Две мои последние записные книжки были сплошь испещрены заметками, которые я делал в Южной Африке, где пытался самолично раздобыть свидетельства о происхождении нашего вида. То, что я узнал там — как и то, что я узнал теперь о Песенных тропах, похоже, подтверждало догадку, с которой я так долго носился: естественный отбор готовил нас — если рассматривать человеческий организм целиком, от строения мозговых клеток до устройства больших пальцев на ногах — к существованию в условиях пеших сезонных перемещений по раскаленной земле, поросшей колючими кустарниками, или по пустыне.
Если это действительно так; если пустыня — наш «дом»; если наши инстинкты закладывались в пустыне, для того чтобы переживать ее суровые условия, — тогда совсем нетрудно понять, отчего зеленые пастбища гнетут нас; отчего обладание имуществом изнуряет нас; и отчего воображаемому человеку Паскаля казалось тюрьмой его уютное жилище.
Из записных книжек
Наше естество заключается в движении;
полный покой — это смерть.
Паскаль, «Мысли»
Упражнение в Великой Болезни;
боязнь своего дома.
Бодлер, «Дневники»
Самые убедительные описания неугомонности часто создавали люди, которые по той или иной причине сами вели неподвижный образ жизни: Паскаль — из-за желудочных болей и мигреней, Бодлер — из-за наркотиков, Сан-Хуан де ла Крус — из-за решеток на окнах кельи. Среди французских критиков есть такие, кто утверждает, что Пруст, отшельник, сидевший взаперти к комнате, обитой пробкой, был величайшим из литературных путешественников.
Основатели монашеских орденов постоянно придумывали все новые способы обуздания тяги к странствиям в послушниках. «Монах, оказавшийся вне стен своей кельи, — говорил Святой Антоний, — все равно что рыба, выброшенная из воды». Однако Христос с апостолами странствовали, бродя пешком по палестинским холмам.
Что это за причудливое безумие, вопрошал Петрарка своего молодого секретаря, что это за одержимость — каждую ночь спать в новой кровати?
Что я здесь делаю?
Рембо — в письме домой из Эфиопии
ПИКОС, ПИАУИ, БРАЗИЛИЯ
Бессонная ночь в отеле «Шарм». В здешних местах, где самый высокий уровень младенческой смертности в мире, водится клоп, переносящий возбудителей сонной болезни.
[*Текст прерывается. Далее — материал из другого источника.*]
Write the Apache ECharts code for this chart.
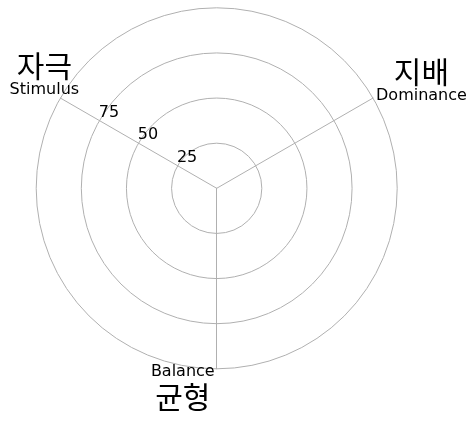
<!DOCTYPE html>
<html><head><meta charset="utf-8">
<script src="https://cdn.jsdelivr.net/npm/echarts@6/dist/echarts.min.js"></script>
<style>html,body{margin:0;padding:0;background:#fff}#c{width:471px;height:423px}</style>
</head><body><div id="c"></div>
<script>
// Indicators in ECharts order (counter-clockwise from the start angle)
const namesKo = ['자극', '균형', '지배'];
const namesEn = ['Stimulus', 'Balance', 'Dominance'];
const indicatorMax = [100, 100, 100];
const tickLabels = ['25', '50', '75'];
const seriesValues = []; // the reference shows no filled data

const FONT = "'DejaVu Sans', 'Noto Sans CJK KR', sans-serif";
const KFONT = "'Noto Sans CJK KR', 'DejaVu Sans', sans-serif";
const rich = {
  ko: { fontFamily: KFONT, fontSize: 30, lineHeight: 31, align: 'center', color: '#000' },
  en: { fontFamily: FONT, fontSize: 16, lineHeight: 18, align: 'center', color: '#000' }
};
// per-indicator name placement (alignment + small padding offsets)
const nameStyles = [
  { align: 'center', verticalAlign: 'bottom', padding: [0, 32, -1, 0] },
  { align: 'right', verticalAlign: 'top', padding: [-6, 2, 0, 0] },
  { align: 'left', verticalAlign: 'bottom', padding: [0, 0, -7, 3] }
];
const nameText = (i) => i === 1
  ? '{en|' + namesEn[i] + '}\n{ko|' + namesKo[i] + '}'
  : '{ko|' + namesKo[i] + '}\n{en|' + namesEn[i] + '}';

const indicator = namesEn.map((n, i) => {
  const o = {
    name: nameText(i),
    min: 0,
    max: indicatorMax[i],
    nameGap: 0,
    nameTextStyle: Object.assign({ rich: rich, color: '#000', fontFamily: FONT }, nameStyles[i])
  };
  if (i === 0) {
    o.axisLabel = {
      show: true,
      color: '#000',
      fontFamily: FONT,
      fontSize: 16,
      margin: 0,
      align: 'center',
      verticalAlign: 'bottom',
      padding: [0, 0, 0, 19],
      formatter: (v) => tickLabels.indexOf(String(v)) >= 0 ? String(v) : ''
    };
  }
  return o;
});

const chart = echarts.init(document.getElementById('c'), null, { renderer: 'canvas' });
chart.setOption({
  animation: false,
  radar: {
    center: [216.7, 188.3],
    radius: 180.5,
    startAngle: 150,
    shape: 'circle',
    splitNumber: 4,
    nameGap: 0,
    indicator: indicator,
    axisName: { color: '#000', fontFamily: FONT, rich: rich },
    axisLine: { lineStyle: { color: '#b0b0b0', width: 1 } },
    splitLine: { lineStyle: { color: '#b0b0b0', width: 1 } },
    splitArea: { show: false },
    axisTick: { show: false },
    axisLabel: { show: false }
  },
  series: [{ type: 'radar', data: seriesValues.length ? [{ value: seriesValues }] : [] }]
});
</script>
</body></html>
Во время завтрака хозяин гостиницы, вместо того чтобы подать мне яичницу, хлопнул мухобойкой по моей тарелке и поднял за лапку пестрое коричневое насекомое.
— Mata gente, — сказал он мрачно. — Оно убивает людей.
Оштукатуренный фасад выкрашен в светлый мятно-зеленый цвет, а слова CHARM HOTEL выведены жирными черными буквами. Вода из протекающего водосточного желоба смыла первую букву, и теперь название читается… [22]
ДЖАНГ, КАМЕРУН
В Джанге две гостиницы: отель «Виндзор» и — на другой стороне улицы — отель «Анти-Виндзор».
БРИТАНСКОЕ ПОСОЛЬСТВО В КАБУЛЕ, АФГАНИСТАН
Третий секретарь является одновременно культурным атташе. Его кабинет забит экземплярами «Скотный двор» Оруэлла: так британское правительство решило внести вклад в преподавание английского языка в афганских школах, а заодно преподать азбучный урок о вреде марксизма устами свиньи.
— Но… свиньи? — спросил я. — В мусульманской стране? Вам не кажется, что подобная пропаганда может привести к совершенно противоположным результатам?